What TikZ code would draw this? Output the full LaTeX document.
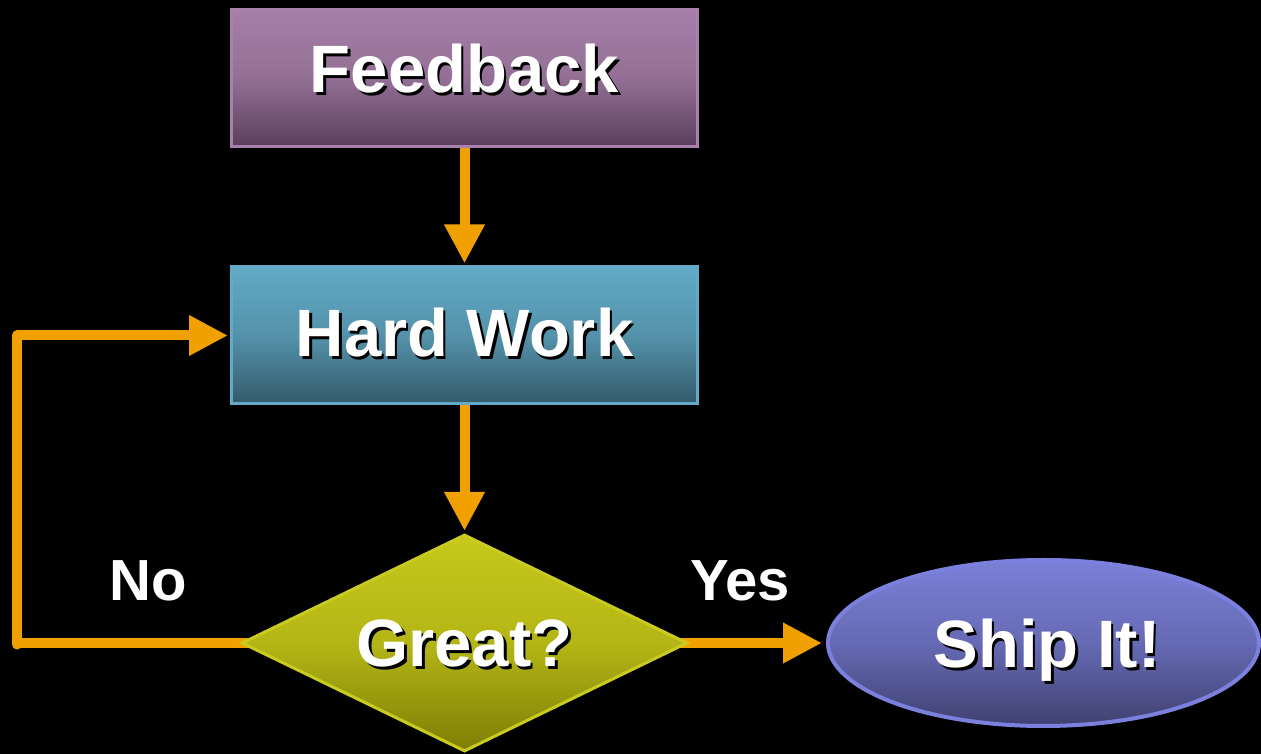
\documentclass[tikz,border=0pt]{standalone}
\usepackage{fontspec}
\setmainfont{Liberation Sans}
\usetikzlibrary{shapes.geometric,arrows.meta}
\pgfdeclarelayer{back}
\pgfdeclarelayer{bg}
\pgfsetlayers{back,bg,main}
\definecolor{orng}{HTML}{F0A000}
\definecolor{fbTop}{HTML}{A67FA8}
\definecolor{fbBot}{HTML}{5A3F5C}
\definecolor{fbLine}{HTML}{A880AB}
\definecolor{hwTop}{HTML}{62AAC6}
\definecolor{hwBot}{HTML}{335A6A}
\definecolor{hwLine}{HTML}{62AAC8}
\definecolor{grTop}{HTML}{C6C81B}
\definecolor{grBot}{HTML}{7E7E05}
\definecolor{grLine}{HTML}{C9CB1E}
\definecolor{shTop}{HTML}{7B80D8}
\definecolor{shBot}{HTML}{3F4070}
\definecolor{shLine}{HTML}{7B80DD}
\tikzset{
  box/.style={rectangle, minimum width=466pt, minimum height=137pt, line width=3pt, inner sep=0pt},
  arr/.style={draw=orng, line width=10pt, line join=round, shorten >=2pt, -{Triangle[length=39pt,width=38pt]}},
  btxt/.style={font=\bfseries\fontsize{67}{67}\selectfont, text=white, inner sep=0pt, anchor=base},
  shd/.style={btxt, text=black},
  ltxt/.style={font=\bfseries\fontsize{58}{58}\selectfont, text=white, inner sep=0pt, anchor=base}
}
\begin{document}
\begin{tikzpicture}[x=1pt,y=1pt]
\begin{pgfonlayer}{back}
\fill[black] (0,0) rectangle (1261,754);
\end{pgfonlayer}
\useasboundingbox (0,0) rectangle (1261,754);
% shapes
\node[box, draw=fbLine, top color=fbTop, bottom color=fbBot, middle color=fbTop!75!fbBot] (fb) at (464.5,676) {};
\node[box, draw=hwLine, top color=hwTop, bottom color=hwBot, middle color=hwTop!70!hwBot] (hw) at (464.5,418.5) {};
\node[diamond, draw=grLine, line width=3pt, top color=grTop, bottom color=grBot, middle color=grTop!75!grBot,
      minimum width=446pt, minimum height=217pt, inner sep=0pt] (gr) at (464.5,111) {};
\node[ellipse, draw=shLine, line width=4pt, top color=shTop, bottom color=shBot, middle color=shTop!65!shBot,
      minimum width=431pt, minimum height=166pt, inner sep=0pt] (sh) at (1043.5,111) {};
% texts with shadows
\node[shd] (fbS) at ([xshift=2.5pt,yshift=-17.5pt]fb.center) {Feedback};
\node[btxt] (fbT) at ([yshift=-15pt]fb.center) {Feedback};
\node[shd] (hwS) at ([xshift=2.5pt,yshift=-24pt]hw.center) {Hard Work};
\node[btxt] (hwT) at ([yshift=-21.5pt]hw.center) {Hard Work};
\node[shd] (grS) at ([xshift=2.5pt,yshift=-26.5pt]gr.center) {Great?};
\node[btxt] (grT) at ([yshift=-24pt]gr.center) {Great?};
\node[shd] (shS) at ([xshift=6pt,yshift=-27.5pt]sh.center) {Ship It!};
\node[btxt] (shT) at ([xshift=3.5pt,yshift=-25pt]sh.center) {Ship It!};
% labels
\node[ltxt] (no) at (148,153) {No};
\node[ltxt] (yes) at (740,153) {Yes};
% connectors
\coordinate (lc) at (17,109.5);
\begin{pgfonlayer}{bg}
\draw[arr] (fb) -- (hw);
\draw[arr] (hw) -- (gr);
\draw[arr, shorten >=4pt] (gr.center) -- (sh);
\draw[arr] (gr.center) -- (gr.center -| lc) -- (lc) |- (hw.west);
\end{pgfonlayer}
\end{tikzpicture}
\end{document}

********

Extract the full listing exactly, with the pictures left out.

*RESULT OF THE TASK:*
What TikZ code would draw this? Output the full LaTeX document.
\documentclass[tikz,border=0pt]{standalone}
\usepackage{fontspec}
\setmainfont{Liberation Sans}
\usetikzlibrary{shapes.geometric,arrows.meta}
\pgfdeclarelayer{back}
\pgfdeclarelayer{bg}
\pgfsetlayers{back,bg,main}
\definecolor{orng}{HTML}{F0A000}
\definecolor{fbTop}{HTML}{A67FA8}
\definecolor{fbBot}{HTML}{5A3F5C}
\definecolor{fbLine}{HTML}{A880AB}
\definecolor{hwTop}{HTML}{62AAC6}
\definecolor{hwBot}{HTML}{335A6A}
\definecolor{hwLine}{HTML}{62AAC8}
\definecolor{grTop}{HTML}{C6C81B}
\definecolor{grBot}{HTML}{7E7E05}
\definecolor{grLine}{HTML}{C9CB1E}
\definecolor{shTop}{HTML}{7B80D8}
\definecolor{shBot}{HTML}{3F4070}
\definecolor{shLine}{HTML}{7B80DD}
\tikzset{
  box/.style={rectangle, minimum width=466pt, minimum height=137pt, line width=3pt, inner sep=0pt},
  arr/.style={draw=orng, line width=10pt, line join=round, shorten >=2pt, -{Triangle[length=39pt,width=38pt]}},
  btxt/.style={font=\bfseries\fontsize{67}{67}\selectfont, text=white, inner sep=0pt, anchor=base},
  shd/.style={btxt, text=black},
  ltxt/.style={font=\bfseries\fontsize{58}{58}\selectfont, text=white, inner sep=0pt, anchor=base}
}
\begin{document}
\begin{tikzpicture}[x=1pt,y=1pt]
\begin{pgfonlayer}{back}
\fill[black] (0,0) rectangle (1261,754);
\end{pgfonlayer}
\useasboundingbox (0,0) rectangle (1261,754);
% shapes
\node[box, draw=fbLine, top color=fbTop, bottom color=fbBot, middle color=fbTop!75!fbBot] (fb) at (464.5,676) {};
\node[box, draw=hwLine, top color=hwTop, bottom color=hwBot, middle color=hwTop!70!hwBot] (hw) at (464.5,418.5) {};
\node[diamond, draw=grLine, line width=3pt, top color=grTop, bottom color=grBot, middle color=grTop!75!grBot,
      minimum width=446pt, minimum height=217pt, inner sep=0pt] (gr) at (464.5,111) {};
\node[ellipse, draw=shLine, line width=4pt, top color=shTop, bottom color=shBot, middle color=shTop!65!shBot,
      minimum width=431pt, minimum height=166pt, inner sep=0pt] (sh) at (1043.5,111) {};
% texts with shadows
\node[shd] (fbS) at ([xshift=2.5pt,yshift=-17.5pt]fb.center) {Feedback};
\node[btxt] (fbT) at ([yshift=-15pt]fb.center) {Feedback};
\node[shd] (hwS) at ([xshift=2.5pt,yshift=-24pt]hw.center) {Hard Work};
\node[btxt] (hwT) at ([yshift=-21.5pt]hw.center) {Hard Work};
\node[shd] (grS) at ([xshift=2.5pt,yshift=-26.5pt]gr.center) {Great?};
\node[btxt] (grT) at ([yshift=-24pt]gr.center) {Great?};
\node[shd] (shS) at ([xshift=6pt,yshift=-27.5pt]sh.center) {Ship It!};
\node[btxt] (shT) at ([xshift=3.5pt,yshift=-25pt]sh.center) {Ship It!};
% labels
\node[ltxt] (no) at (148,153) {No};
\node[ltxt] (yes) at (740,153) {Yes};
% connectors
\coordinate (lc) at (17,109.5);
\begin{pgfonlayer}{bg}
\draw[arr] (fb) -- (hw);
\draw[arr] (hw) -- (gr);
\draw[arr, shorten >=4pt] (gr.center) -- (sh);
\draw[arr] (gr.center) -- (gr.center -| lc) -- (lc) |- (hw.west);
\end{pgfonlayer}
\end{tikzpicture}
\end{document}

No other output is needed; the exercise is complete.